▶ _Instructions to follow_
Word for word, print each line of the listing below; pictures stay out.
----- Data shown -----
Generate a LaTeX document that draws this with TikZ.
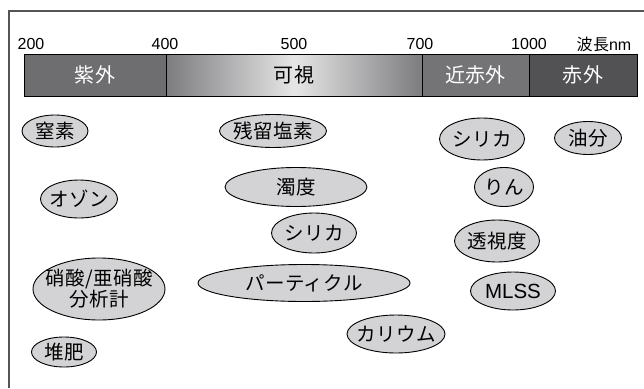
\documentclass[tikz,border=0pt]{standalone}
\usepackage{fontspec}
\setmainfont{Noto Sans CJK JP}[LetterSpace=2]
\newfontfamily\latinfont{Liberation Sans}
\usetikzlibrary{shapes.geometric}
\definecolor{ellfill}{HTML}{D3D3D5}
\definecolor{uvcol}{HTML}{6E6E71}
\definecolor{nircol}{HTML}{747477}
\definecolor{ircol}{HTML}{525255}
\definecolor{visdark}{HTML}{7C7C7F}
\definecolor{vislight}{HTML}{E6E6E6}
\definecolor{framecol}{HTML}{555555}
\tikzset{
  jp/.style={font=\fontsize{19.5}{23}\selectfont},
  barseg/.style={rectangle, draw=black, line width=0.8pt, minimum height=42, inner sep=0pt, text=white, font=\fontsize{20}{24}\selectfont},
  scalelbl/.style={font=\latinfont\fontsize{16}{19}\selectfont, inner sep=0pt},
  ell/.style={ellipse, draw=black, line width=0.9pt, fill=ellfill, inner sep=0pt},
  etxt/.style={inner sep=0pt, jp, align=center},
}
\begin{document}
\begin{tikzpicture}[x=1pt,y=-1pt]
\useasboundingbox (0,0) rectangle (644,388);
\fill[white] (0,0) rectangle (644,388);
% frame
\coordinate (fbl) at (9,388);
\coordinate (ftl) at (9,11);
\coordinate (ftr) at (644,11);
\draw[framecol, line width=1.2pt] (fbl) -- (ftl) -- (ftr);
% scale labels
\node[scalelbl] (s200) at (31,44) {200};
\node[scalelbl] (s400) at (165,44) {400};
\node[scalelbl] (s500) at (294,44) {500};
\node[scalelbl] (s700) at (420,44) {700};
\node[scalelbl] (s1000) at (529,44) {1000};
\node[inner sep=0pt, font=\fontsize{16}{19}\selectfont] (sunit) at (604,44) {波長\latinfont nm};
% bar
\node[barseg, fill=uvcol, minimum width=142] (uv) at (95,75) {紫外};
\node[barseg, left color=visdark, right color=visdark, middle color=vislight, minimum width=256, text=black] (vis) at (294,75) {可視};
\node[barseg, fill=nircol, minimum width=107] (nir) at (475.5,75) {近赤外};
\node[barseg, fill=ircol, minimum width=108] (ir) at (583,75) {赤外};
% ellipses
\node[ell, minimum width=66, minimum height=32] (n1) at (55,131) {};
\node[etxt] (t1) at (n1) {窒素};
\node[ell, minimum width=77, minimum height=38] (n2) at (79,199) {};
\node[etxt] (t2) at (n2) {オゾン};
\node[ell, minimum width=132, minimum height=62] (n3) at (99,289) {};
\node[etxt] (t3) at (n3) {硝酸/亜硝酸\\[-2pt]分析計};
\node[ell, minimum width=65, minimum height=30] (n4) at (64,352) {};
\node[etxt] (t4) at (n4) {堆肥};
\node[ell, minimum width=107, minimum height=33] (n5) at (273,131) {};
\node[etxt] (t5) at (n5) {残留塩素};
\node[ell, minimum width=142, minimum height=39] (n6) at (296,187) {};
\node[etxt] (t6) at (n6) {濁度};
\node[ell, minimum width=85, minimum height=40] (n7) at (314,233) {};
\node[etxt] (t7) at (n7) {シリカ};
\node[ell, minimum width=212, minimum height=37] (n8) at (304,283) {};
\node[etxt] (t8) at (n8) {パーティクル};
\node[ell, minimum width=98, minimum height=38] (n9) at (396,334) {};
\node[etxt] (t9) at (n9) {カリウム};
\node[ell, minimum width=85, minimum height=42] (n10) at (482,139) {};
\node[etxt] (t10) at (n10) {シリカ};
\node[ell, minimum width=67, minimum height=33] (n11) at (588,138) {};
\node[etxt] (t11) at (n11) {油分};
\node[ell, minimum width=59, minimum height=39] (n12) at (504,187) {};
\node[etxt] (t12) at (n12) {りん};
\node[ell, minimum width=85, minimum height=42] (n13) at (497,241) {};
\node[etxt] (t13) at (n13) {透視度};
\node[ell, minimum width=85, minimum height=38] (n14) at (513,291) {};
\node[etxt, font=\latinfont\fontsize{20.5}{24}\selectfont] (t14) at (n14) {MLSS};
\end{tikzpicture}
\end{document}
-----
▶ _Exercise output_
Generate a LaTeX document that draws this with TikZ.
\documentclass[tikz,border=0pt]{standalone}
\usepackage{fontspec}
\setmainfont{Noto Sans CJK JP}[LetterSpace=2]
\newfontfamily\latinfont{Liberation Sans}
\usetikzlibrary{shapes.geometric}
\definecolor{ellfill}{HTML}{D3D3D5}
\definecolor{uvcol}{HTML}{6E6E71}
\definecolor{nircol}{HTML}{747477}
\definecolor{ircol}{HTML}{525255}
\definecolor{visdark}{HTML}{7C7C7F}
\definecolor{vislight}{HTML}{E6E6E6}
\definecolor{framecol}{HTML}{555555}
\tikzset{
  jp/.style={font=\fontsize{19.5}{23}\selectfont},
  barseg/.style={rectangle, draw=black, line width=0.8pt, minimum height=42, inner sep=0pt, text=white, font=\fontsize{20}{24}\selectfont},
  scalelbl/.style={font=\latinfont\fontsize{16}{19}\selectfont, inner sep=0pt},
  ell/.style={ellipse, draw=black, line width=0.9pt, fill=ellfill, inner sep=0pt},
  etxt/.style={inner sep=0pt, jp, align=center},
}
\begin{document}
\begin{tikzpicture}[x=1pt,y=-1pt]
\useasboundingbox (0,0) rectangle (644,388);
\fill[white] (0,0) rectangle (644,388);
% frame
\coordinate (fbl) at (9,388);
\coordinate (ftl) at (9,11);
\coordinate (ftr) at (644,11);
\draw[framecol, line width=1.2pt] (fbl) -- (ftl) -- (ftr);
% scale labels
\node[scalelbl] (s200) at (31,44) {200};
\node[scalelbl] (s400) at (165,44) {400};
\node[scalelbl] (s500) at (294,44) {500};
\node[scalelbl] (s700) at (420,44) {700};
\node[scalelbl] (s1000) at (529,44) {1000};
\node[inner sep=0pt, font=\fontsize{16}{19}\selectfont] (sunit) at (604,44) {波長\latinfont nm};
% bar
\node[barseg, fill=uvcol, minimum width=142] (uv) at (95,75) {紫外};
\node[barseg, left color=visdark, right color=visdark, middle color=vislight, minimum width=256, text=black] (vis) at (294,75) {可視};
\node[barseg, fill=nircol, minimum width=107] (nir) at (475.5,75) {近赤外};
\node[barseg, fill=ircol, minimum width=108] (ir) at (583,75) {赤外};
% ellipses
\node[ell, minimum width=66, minimum height=32] (n1) at (55,131) {};
\node[etxt] (t1) at (n1) {窒素};
\node[ell, minimum width=77, minimum height=38] (n2) at (79,199) {};
\node[etxt] (t2) at (n2) {オゾン};
\node[ell, minimum width=132, minimum height=62] (n3) at (99,289) {};
\node[etxt] (t3) at (n3) {硝酸/亜硝酸\\[-2pt]分析計};
\node[ell, minimum width=65, minimum height=30] (n4) at (64,352) {};
\node[etxt] (t4) at (n4) {堆肥};
\node[ell, minimum width=107, minimum height=33] (n5) at (273,131) {};
\node[etxt] (t5) at (n5) {残留塩素};
\node[ell, minimum width=142, minimum height=39] (n6) at (296,187) {};
\node[etxt] (t6) at (n6) {濁度};
\node[ell, minimum width=85, minimum height=40] (n7) at (314,233) {};
\node[etxt] (t7) at (n7) {シリカ};
\node[ell, minimum width=212, minimum height=37] (n8) at (304,283) {};
\node[etxt] (t8) at (n8) {パーティクル};
\node[ell, minimum width=98, minimum height=38] (n9) at (396,334) {};
\node[etxt] (t9) at (n9) {カリウム};
\node[ell, minimum width=85, minimum height=42] (n10) at (482,139) {};
\node[etxt] (t10) at (n10) {シリカ};
\node[ell, minimum width=67, minimum height=33] (n11) at (588,138) {};
\node[etxt] (t11) at (n11) {油分};
\node[ell, minimum width=59, minimum height=39] (n12) at (504,187) {};
\node[etxt] (t12) at (n12) {りん};
\node[ell, minimum width=85, minimum height=42] (n13) at (497,241) {};
\node[etxt] (t13) at (n13) {透視度};
\node[ell, minimum width=85, minimum height=38] (n14) at (513,291) {};
\node[etxt, font=\latinfont\fontsize{20.5}{24}\selectfont] (t14) at (n14) {MLSS};
\end{tikzpicture}
\end{document}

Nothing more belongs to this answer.